We now are a household of two cats, four goldfish, and a frog.  Plus people.  And one empty aquarium, which makes me a bit nervous.  But don't worry, that one has been hidden for quite some time because of the above scenario.  I think it's one of the laws of physics that an empty tank must contain some sort of  living creature or Schrodinger's cat dies or something.  At least, that principal kicks in if the said empty tank is viewed by children.  It's all very quantum leap.
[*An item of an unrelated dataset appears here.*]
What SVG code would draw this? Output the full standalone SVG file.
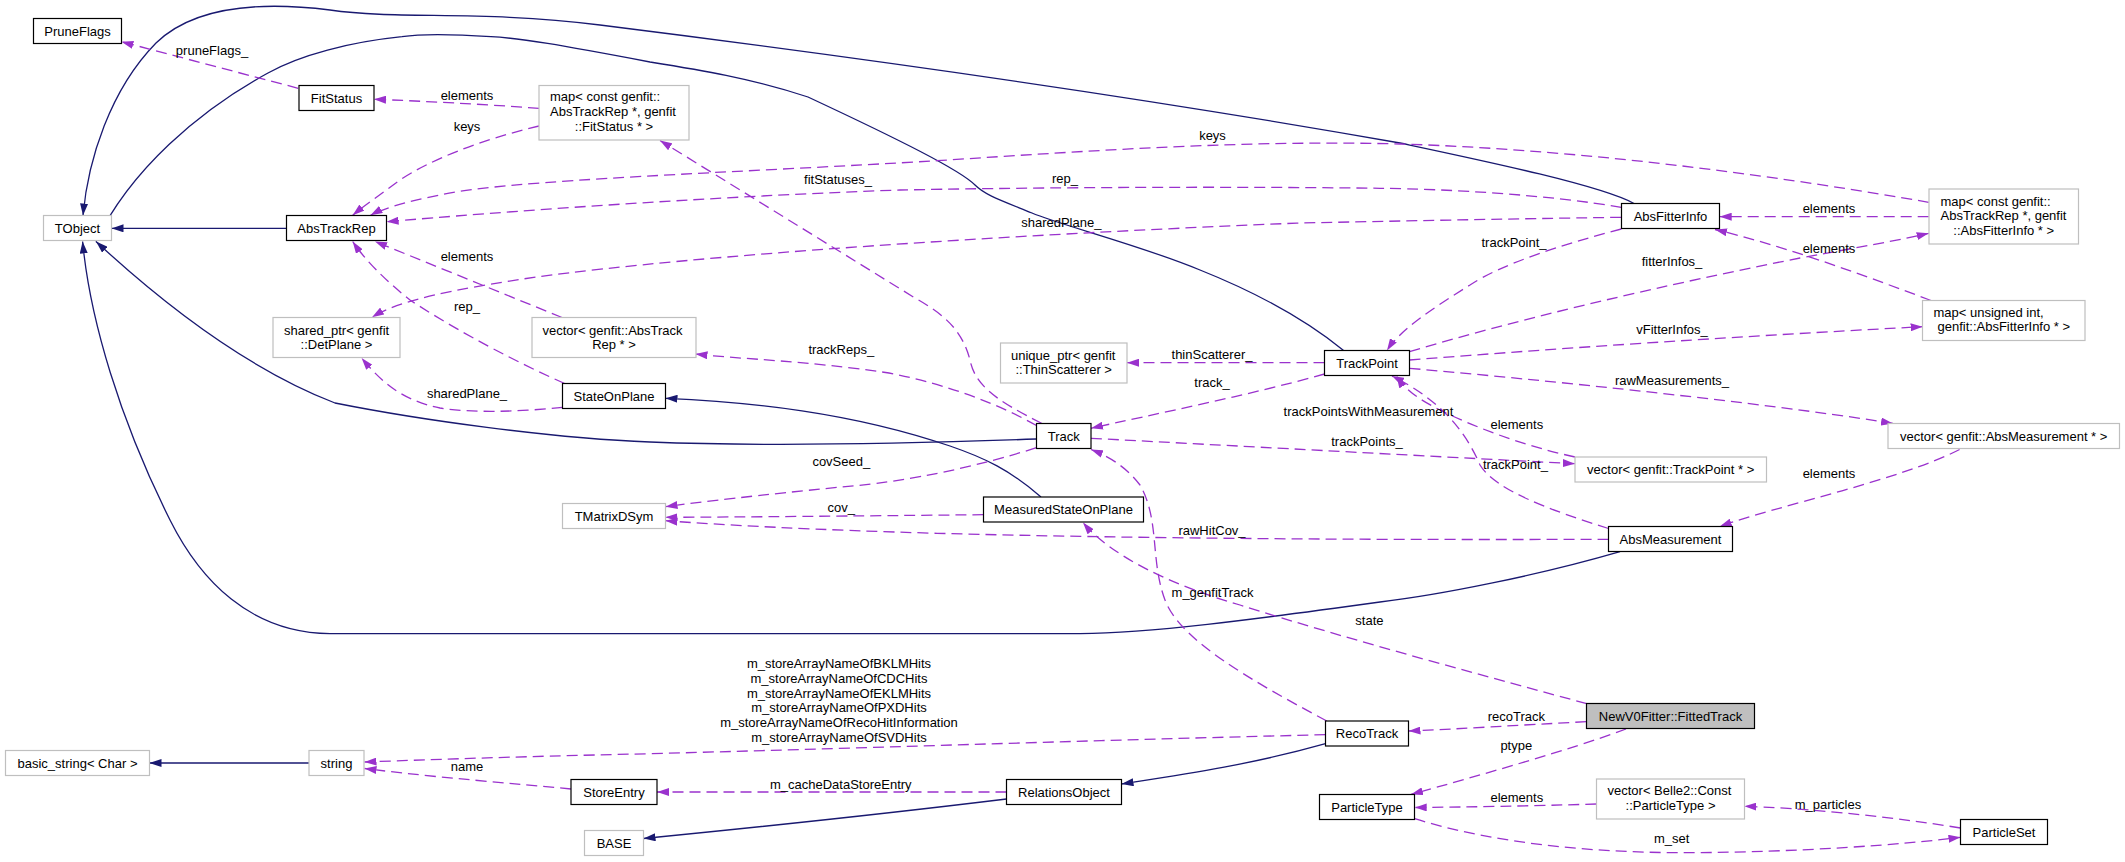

I'm also a little nervous about this tank.

DSC03562

Do you see how big those fish are getting?!  That aquarium is already way too small for them.  I know because I have to clean it all the fricking time.  We got those fish last summer.  They were all about an inch long.  A petite inch.  Except for the big one, he was about an inch and a half.  (I'd call him a monster but he'll come eat out of my hand.  Awww!)  I predict another feline-lethal tank will soon be gracing the shelves of our garage.  (I'm not getting rid of them, just upgrading their home.)

OK, so here's the contest... guess the name of the frog!  Go ahead throw out your best guesses!  Please keep in mind it was named by a four-year-old.

If you want to guess the names of the fish (yes, Chance named all the fish, too) knock yourself out.

I admit, I kind of like the frog.  He'll get along nicely with the lizard we'll eventually have.